Begin

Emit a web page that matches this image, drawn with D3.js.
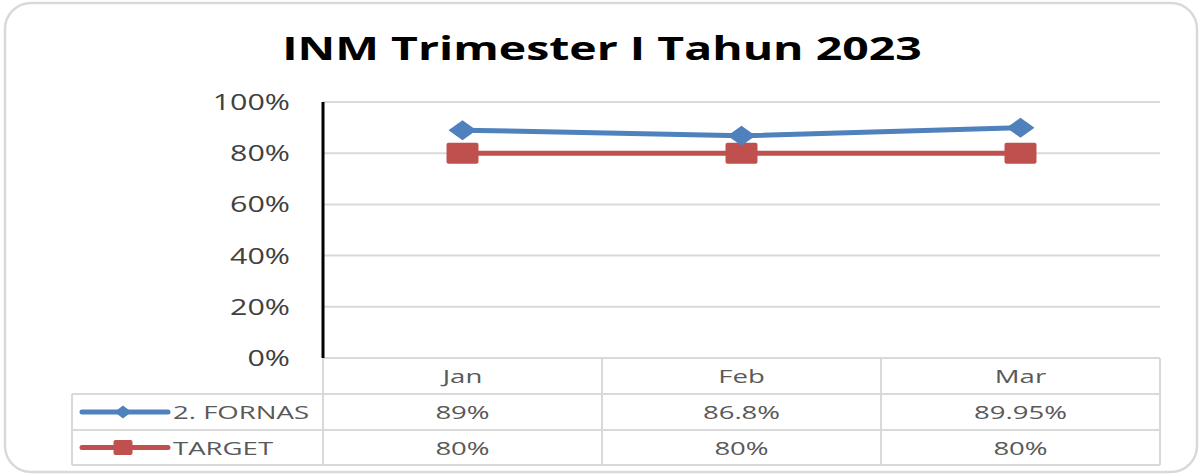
<!DOCTYPE html>
<html>
<head>
<meta charset="utf-8">
<script src="https://cdn.jsdelivr.net/npm/d3@7"></script>
<style>
  html, body { margin: 0; padding: 0; background: #ffffff; }
  text { font-family: "Open Sans", "Noto Sans", sans-serif; }
</style>
</head>
<body>
<div id="chart"></div>
<script>
const months = ["Jan", "Feb", "Mar"];
const fornasValues = [0.89, 0.868, 0.8995];
const fornasLabels = ["89%", "86.8%", "89.95%"];
const targetValues = [0.8, 0.8, 0.8];
const targetLabels = ["80%", "80%", "80%"];
const yTicks = [0, 0.2, 0.4, 0.6, 0.8, 1];
const seriesNames = ["2. FORNAS", "TARGET"];

const WIDTH = 1201;
const HEIGHT = 476;
const PLOT = { left: 323, right: 1160, top: 102, bottom: 358 };
const TABLE_LEFT = 72;
const ROW_LINES = [358, 394, 430, 465];
const STRETCH = 1.45;
const GRID_COLOR = "#d9d9d9";
const TEXT_GRAY = "#595959";
const BLUE = "#4f81bd";
const RED = "#c0504d";

const svg = d3
  .select("#chart")
  .append("svg")
  .attr("width", WIDTH)
  .attr("height", HEIGHT)
  .attr("viewBox", `0 0 ${WIDTH} ${HEIGHT}`);

svg
  .append("rect")
  .attr("x", 5)
  .attr("y", 3)
  .attr("width", 1192)
  .attr("height", 469)
  .attr("rx", 26)
  .attr("fill", "#ffffff")
  .attr("stroke", GRID_COLOR)
  .attr("stroke-width", 2.5);

// stretched text, the original picture is wider than tall
function stretchedText(parent, x, y, label, size, anchor, color, weight) {
  return parent
    .append("text")
    .attr("transform", `translate(${x},${y}) scale(${STRETCH},1)`)
    .attr("text-anchor", anchor)
    .attr("font-size", size)
    .attr("font-weight", weight || "normal")
    .attr("fill", color)
    .text(label);
}

stretchedText(svg, 602, 60, "INM Trimester I Tahun 2023", 32, "middle", "#000000", "bold");

const x = d3.scaleBand().domain(months).range([PLOT.left, PLOT.right]);
const y = d3.scaleLinear().domain([0, 1]).range([PLOT.bottom, PLOT.top]);
const cx = (month) => x(month) + x.bandwidth() / 2;

svg
  .append("g")
  .selectAll("line")
  .data(yTicks)
  .enter()
  .append("line")
  .attr("x1", PLOT.left)
  .attr("x2", PLOT.right)
  .attr("y1", (t) => y(t))
  .attr("y2", (t) => y(t))
  .attr("stroke", GRID_COLOR)
  .attr("stroke-width", 2);

const tickGroup = svg.append("g");
yTicks.forEach((t) => {
  stretchedText(tickGroup, 290, y(t) + 8, d3.format(".0%")(t), 21, "end", "#404040");
});

// data table below the plot
const table = svg.append("g").attr("stroke", GRID_COLOR).attr("stroke-width", 2);
ROW_LINES.forEach((rowY, i) => {
  table
    .append("line")
    .attr("x1", i === 0 ? PLOT.left : TABLE_LEFT)
    .attr("x2", PLOT.right)
    .attr("y1", rowY)
    .attr("y2", rowY);
});
[PLOT.left, ...months.map((m) => x(m) + x.bandwidth())].forEach((colX) => {
  table
    .append("line")
    .attr("x1", colX)
    .attr("x2", colX)
    .attr("y1", ROW_LINES[0])
    .attr("y2", ROW_LINES[3]);
});
table
  .append("line")
  .attr("x1", TABLE_LEFT)
  .attr("x2", TABLE_LEFT)
  .attr("y1", ROW_LINES[1])
  .attr("y2", ROW_LINES[3]);

svg
  .append("line")
  .attr("x1", PLOT.left)
  .attr("x2", PLOT.left)
  .attr("y1", PLOT.top)
  .attr("y2", PLOT.bottom)
  .attr("stroke", "#000000")
  .attr("stroke-width", 3);

const tableText = svg.append("g");
const rowMid = (i) => (ROW_LINES[i] + ROW_LINES[i + 1]) / 2 + 7;
months.forEach((m, i) => {
  stretchedText(tableText, cx(m), rowMid(0), m, 19, "middle", TEXT_GRAY);
  stretchedText(tableText, cx(m), rowMid(1), fornasLabels[i], 19, "middle", TEXT_GRAY);
  stretchedText(tableText, cx(m), rowMid(2), targetLabels[i], 19, "middle", TEXT_GRAY);
});

function diamond(parent, px, py, w, h, color) {
  parent
    .append("path")
    .attr("d", `M${px - w / 2},${py} L${px},${py - h / 2} L${px + w / 2},${py} L${px},${py + h / 2} Z`)
    .attr("fill", color);
}

function square(parent, px, py, w, h, color) {
  parent
    .append("rect")
    .attr("x", px - w / 2)
    .attr("y", py - h / 2)
    .attr("width", w)
    .attr("height", h)
    .attr("rx", 2)
    .attr("fill", color);
}

// legend keys in the table
const legend = svg.append("g");
[BLUE, RED].forEach((color, i) => {
  const ly = (ROW_LINES[i + 1] + ROW_LINES[i + 2]) / 2;
  legend
    .append("line")
    .attr("x1", 82)
    .attr("x2", 168)
    .attr("y1", ly)
    .attr("y2", ly)
    .attr("stroke", color)
    .attr("stroke-width", 5)
    .attr("stroke-linecap", "round");
  if (i === 0) diamond(legend, 123, ly, 17, 13, color);
  else square(legend, 123, ly, 19, 15, color);
  stretchedText(legend, 173, ly + 7, seriesNames[i], 19, "start", TEXT_GRAY);
});

const line = d3
  .line()
  .x((d) => cx(d.month))
  .y((d) => y(d.value));

const fornas = months.map((m, i) => ({ month: m, value: fornasValues[i] }));
const target = months.map((m, i) => ({ month: m, value: targetValues[i] }));

svg
  .append("path")
  .datum(target)
  .attr("d", line)
  .attr("fill", "none")
  .attr("stroke", RED)
  .attr("stroke-width", 5);

const targetMarks = svg.append("g");
target.forEach((d) => square(targetMarks, cx(d.month), y(d.value), 32, 21, RED));

svg
  .append("path")
  .datum(fornas)
  .attr("d", line)
  .attr("fill", "none")
  .attr("stroke", BLUE)
  .attr("stroke-width", 5);

const fornasMarks = svg.append("g");
fornas.forEach((d) => diamond(fornasMarks, cx(d.month), y(d.value), 28, 20, BLUE));
</script>
</body>
</html>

End

EXERCISE DESCRIPTION: Ignore the images and quote every line of the listing exactly.

RESPONSE TO THIS TASK:
Emit a web page that matches this image, drawn with D3.js.
<!DOCTYPE html>
<html>
<head>
<meta charset="utf-8">
<script src="https://cdn.jsdelivr.net/npm/d3@7"></script>
<style>
  html, body { margin: 0; padding: 0; background: #ffffff; }
  text { font-family: "Open Sans", "Noto Sans", sans-serif; }
</style>
</head>
<body>
<div id="chart"></div>
<script>
const months = ["Jan", "Feb", "Mar"];
const fornasValues = [0.89, 0.868, 0.8995];
const fornasLabels = ["89%", "86.8%", "89.95%"];
const targetValues = [0.8, 0.8, 0.8];
const targetLabels = ["80%", "80%", "80%"];
const yTicks = [0, 0.2, 0.4, 0.6, 0.8, 1];
const seriesNames = ["2. FORNAS", "TARGET"];

const WIDTH = 1201;
const HEIGHT = 476;
const PLOT = { left: 323, right: 1160, top: 102, bottom: 358 };
const TABLE_LEFT = 72;
const ROW_LINES = [358, 394, 430, 465];
const STRETCH = 1.45;
const GRID_COLOR = "#d9d9d9";
const TEXT_GRAY = "#595959";
const BLUE = "#4f81bd";
const RED = "#c0504d";

const svg = d3
  .select("#chart")
  .append("svg")
  .attr("width", WIDTH)
  .attr("height", HEIGHT)
  .attr("viewBox", `0 0 ${WIDTH} ${HEIGHT}`);

svg
  .append("rect")
  .attr("x", 5)
  .attr("y", 3)
  .attr("width", 1192)
  .attr("height", 469)
  .attr("rx", 26)
  .attr("fill", "#ffffff")
  .attr("stroke", GRID_COLOR)
  .attr("stroke-width", 2.5);

// stretched text, the original picture is wider than tall
function stretchedText(parent, x, y, label, size, anchor, color, weight) {
  return parent
    .append("text")
    .attr("transform", `translate(${x},${y}) scale(${STRETCH},1)`)
    .attr("text-anchor", anchor)
    .attr("font-size", size)
    .attr("font-weight", weight || "normal")
    .attr("fill", color)
    .text(label);
}

stretchedText(svg, 602, 60, "INM Trimester I Tahun 2023", 32, "middle", "#000000", "bold");

const x = d3.scaleBand().domain(months).range([PLOT.left, PLOT.right]);
const y = d3.scaleLinear().domain([0, 1]).range([PLOT.bottom, PLOT.top]);
const cx = (month) => x(month) + x.bandwidth() / 2;

svg
  .append("g")
  .selectAll("line")
  .data(yTicks)
  .enter()
  .append("line")
  .attr("x1", PLOT.left)
  .attr("x2", PLOT.right)
  .attr("y1", (t) => y(t))
  .attr("y2", (t) => y(t))
  .attr("stroke", GRID_COLOR)
  .attr("stroke-width", 2);

const tickGroup = svg.append("g");
yTicks.forEach((t) => {
  stretchedText(tickGroup, 290, y(t) + 8, d3.format(".0%")(t), 21, "end", "#404040");
});

// data table below the plot
const table = svg.append("g").attr("stroke", GRID_COLOR).attr("stroke-width", 2);
ROW_LINES.forEach((rowY, i) => {
  table
    .append("line")
    .attr("x1", i === 0 ? PLOT.left : TABLE_LEFT)
    .attr("x2", PLOT.right)
    .attr("y1", rowY)
    .attr("y2", rowY);
});
[PLOT.left, ...months.map((m) => x(m) + x.bandwidth())].forEach((colX) => {
  table
    .append("line")
    .attr("x1", colX)
    .attr("x2", colX)
    .attr("y1", ROW_LINES[0])
    .attr("y2", ROW_LINES[3]);
});
table
  .append("line")
  .attr("x1", TABLE_LEFT)
  .attr("x2", TABLE_LEFT)
  .attr("y1", ROW_LINES[1])
  .attr("y2", ROW_LINES[3]);

svg
  .append("line")
  .attr("x1", PLOT.left)
  .attr("x2", PLOT.left)
  .attr("y1", PLOT.top)
  .attr("y2", PLOT.bottom)
  .attr("stroke", "#000000")
  .attr("stroke-width", 3);

const tableText = svg.append("g");
const rowMid = (i) => (ROW_LINES[i] + ROW_LINES[i + 1]) / 2 + 7;
months.forEach((m, i) => {
  stretchedText(tableText, cx(m), rowMid(0), m, 19, "middle", TEXT_GRAY);
  stretchedText(tableText, cx(m), rowMid(1), fornasLabels[i], 19, "middle", TEXT_GRAY);
  stretchedText(tableText, cx(m), rowMid(2), targetLabels[i], 19, "middle", TEXT_GRAY);
});

function diamond(parent, px, py, w, h, color) {
  parent
    .append("path")
    .attr("d", `M${px - w / 2},${py} L${px},${py - h / 2} L${px + w / 2},${py} L${px},${py + h / 2} Z`)
    .attr("fill", color);
}

function square(parent, px, py, w, h, color) {
  parent
    .append("rect")
    .attr("x", px - w / 2)
    .attr("y", py - h / 2)
    .attr("width", w)
    .attr("height", h)
    .attr("rx", 2)
    .attr("fill", color);
}

// legend keys in the table
const legend = svg.append("g");
[BLUE, RED].forEach((color, i) => {
  const ly = (ROW_LINES[i + 1] + ROW_LINES[i + 2]) / 2;
  legend
    .append("line")
    .attr("x1", 82)
    .attr("x2", 168)
    .attr("y1", ly)
    .attr("y2", ly)
    .attr("stroke", color)
    .attr("stroke-width", 5)
    .attr("stroke-linecap", "round");
  if (i === 0) diamond(legend, 123, ly, 17, 13, color);
  else square(legend, 123, ly, 19, 15, color);
  stretchedText(legend, 173, ly + 7, seriesNames[i], 19, "start", TEXT_GRAY);
});

const line = d3
  .line()
  .x((d) => cx(d.month))
  .y((d) => y(d.value));

const fornas = months.map((m, i) => ({ month: m, value: fornasValues[i] }));
const target = months.map((m, i) => ({ month: m, value: targetValues[i] }));

svg
  .append("path")
  .datum(target)
  .attr("d", line)
  .attr("fill", "none")
  .attr("stroke", RED)
  .attr("stroke-width", 5);

const targetMarks = svg.append("g");
target.forEach((d) => square(targetMarks, cx(d.month), y(d.value), 32, 21, RED));

svg
  .append("path")
  .datum(fornas)
  .attr("d", line)
  .attr("fill", "none")
  .attr("stroke", BLUE)
  .attr("stroke-width", 5);

const fornasMarks = svg.append("g");
fornas.forEach((d) => diamond(fornasMarks, cx(d.month), y(d.value), 28, 20, BLUE));
</script>
</body>
</html>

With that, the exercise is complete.